[view as .md]

Ensembles

An ensemble routing config fans a single request out to multiple models in parallel, then aggregates their responses into a single final output. Done right, ensembles of smaller models can match or exceed frontier-model quality at a fraction of the cost.

Aggregation strategies

StrategyDescriptionBest for
first_validReturn the first attempt that succeeds the validationLatency-sensitive with reliability fallback
weighted_voteClassification-style vote across outputsCategorical / structured outputs
weighted_averageNumeric outputs combined by weightScoring, ratings
llm_judgeSend all outputs to a judge model for best-pickOpen-ended generation

Configuration

{
  "strategy": "ensemble",
  "aggregation": "weighted_vote",
  "members": [
    { "model": "claude-haiku-4-5",   "weight": 1.0 },
    { "model": "gpt-4o-mini",        "weight": 1.0 },
    { "model": "gemini-2.5-flash",   "weight": 0.8 }
  ],
  "timeout_ms": 5000
}

Cost math

A 3-model ensemble of cheap models costs roughly 3x the cost of one cheap model. Example:

  • Frontier model (e.g. GPT-4o): ~$0.015 per 1k tokens
  • 3-model ensemble (haiku + 4o-mini + flash): ~$0.003 per 1k tokens

That’s 5x cheaper, often at comparable quality for many tasks.
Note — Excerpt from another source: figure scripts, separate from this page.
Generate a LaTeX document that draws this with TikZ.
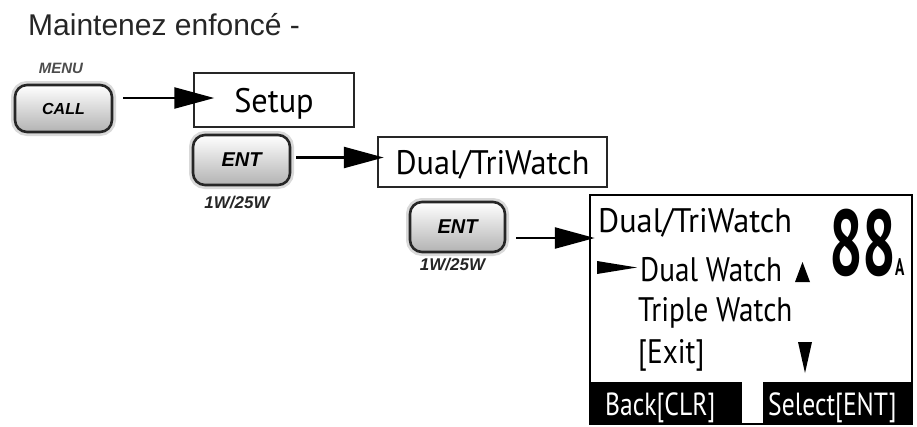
\documentclass[tikz,border=0pt]{standalone}
\usepackage{fontspec}
\setmainfont{Liberation Sans}
\newfontfamily\lcd[FakeStretch=0.95]{PT Sans}
\newfontfamily\lcdn[FakeStretch=0.86]{PT Sans}
\newfontfamily\lcdb[FakeStretch=0.8]{PT Sans}
\newfontfamily\segfont[FakeStretch=0.64]{PT Sans}
\usetikzlibrary{arrows.meta}
\begin{document}
\begin{tikzpicture}[x=1pt,y=-1pt,
  btn/.style={draw=black!85, line width=2.6pt, rounded corners=12pt,
    top color=white, bottom color=gray!60, inner sep=0pt,
    font=\bfseries\itshape\fontsize{20}{20}\selectfont,
    preaction={draw=gray!30, line width=8pt}},
  lbl/.style={font=\bfseries\itshape\fontsize{17}{17}\selectfont, text=black!85, inner sep=0pt},
  menubox/.style={draw=black!85, inner sep=0pt, text height=25pt, text depth=0pt,
    font=\lcd\fontsize{34}{34}\selectfont},
  scr/.style={font=\lcdn\fontsize{34}{34}\selectfont, inner sep=0pt, anchor=base west},
  arr/.style={-{Triangle[length=40pt,width=21pt]}, line width=2.5pt}
]
\useasboundingbox (0,0) rectangle (917,426);

\node[anchor=base west, inner sep=0pt, font=\fontsize{30}{30}\selectfont, text=black!85] (title) at (28,35) {Maintenez enfoncé -};

\node[lbl, font=\bfseries\itshape\fontsize{15}{15}\selectfont, text=black!70] (menu) at (61,68) {MENU};
\node[btn, minimum width=97pt, minimum height=47pt, font=\bfseries\itshape\fontsize{16}{16}\selectfont] (call) at (63.5,108.5) {CALL};
\node[menubox, line width=1.5pt, minimum width=160pt, minimum height=54pt] (setup) at (274,100) {Setup};

\node[btn, minimum width=97pt, minimum height=50pt] (ent1) at (241.5,160) {ENT};
\node[lbl] (p1) at (237,203) {1W/25W};
\node[menubox, line width=2.5pt, minimum width=229pt, minimum height=50pt] (dual) at (492.5,162) {Dual/TriWatch};

\node[btn, minimum width=95pt, minimum height=50pt] (ent2) at (457.5,227) {ENT};
\node[lbl] (p2) at (452.5,265) {1W/25W};

% screen
\fill (590,382) rectangle (742,424);
\fill (763,382) rectangle (912,424);
\node[draw, line width=2.5pt, minimum width=322pt, minimum height=229pt, inner sep=0pt] (screen) at (751,309.5) {};
\node[scr, font=\lcd\fontsize{34}{34}\selectfont] (s1) at (598,232) {Dual/TriWatch};
\node[scr] (s2) at (640,281) {Dual Watch};
\node[scr] (s3) at (638,321) {Triple Watch};
\node[scr] (s4) at (638,363) {[Exit]};
\node[scr, text=white, font=\lcdb\fontsize{32}{32}\selectfont] (s5) at (605,415) {Back[CLR]};
\node[scr, text=white, font=\lcdb\fontsize{32}{32}\selectfont] (s6) at (768,415) {Select[ENT]};
\node[anchor=base west, inner sep=0pt, font=\segfont\bfseries\fontsize{93}{93}\selectfont] (ch) at (829,275) {88};
\node[anchor=base west, inner sep=0pt, font=\segfont\bfseries\fontsize{24}{24}\selectfont] (chA) at (895,275) {A};
\fill (597,261) -- (637,267.5) -- (597,274) -- cycle;
\fill (795,282) -- (802.5,262) -- (810,282) -- cycle;
\fill (798,342) -- (812,342) -- (805,373) -- cycle;

% arrows
\draw[arr] ([xshift=10pt,yshift=10.5pt]call.east) -- ([xshift=21pt,yshift=2pt]setup.west);
\draw[arr] ([xshift=5pt,yshift=2.5pt]ent1.east) -- ([xshift=7pt,yshift=4.5pt]dual.west);
\draw[arr] ([xshift=10pt,yshift=-11pt]ent2.east) -- ([xshift=6pt,yshift=71.5pt]screen.west);
\end{tikzpicture}
\end{document}
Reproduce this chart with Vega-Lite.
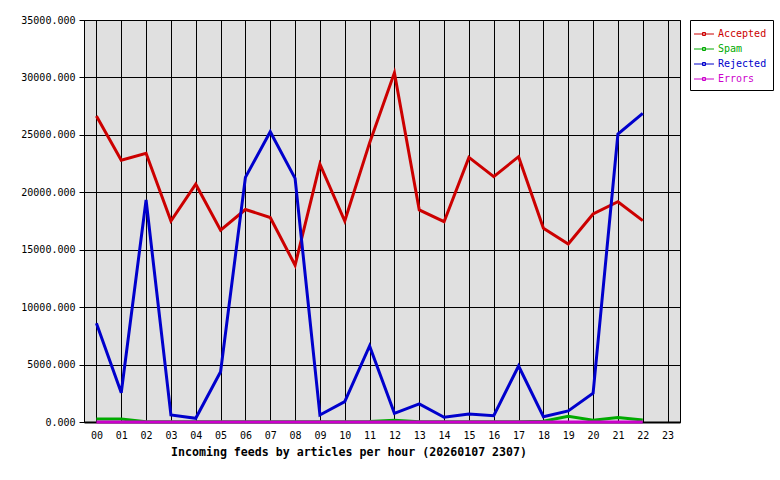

The ensemble cost estimator in the dashboard shows live per-request cost based on your typical prompt size.

When to use ensembles

Good fits:

  • Structured / classification tasks where voting helps
  • Quality-critical tasks where you’d otherwise use a frontier model
  • Tasks where small model variance is the main quality issue

Less ideal:

  • Streaming-heavy workloads (ensembles don’t stream)
  • Latency-critical (you wait for slowest member, bounded by timeout)
  • Tasks where cheap models already suffice on their own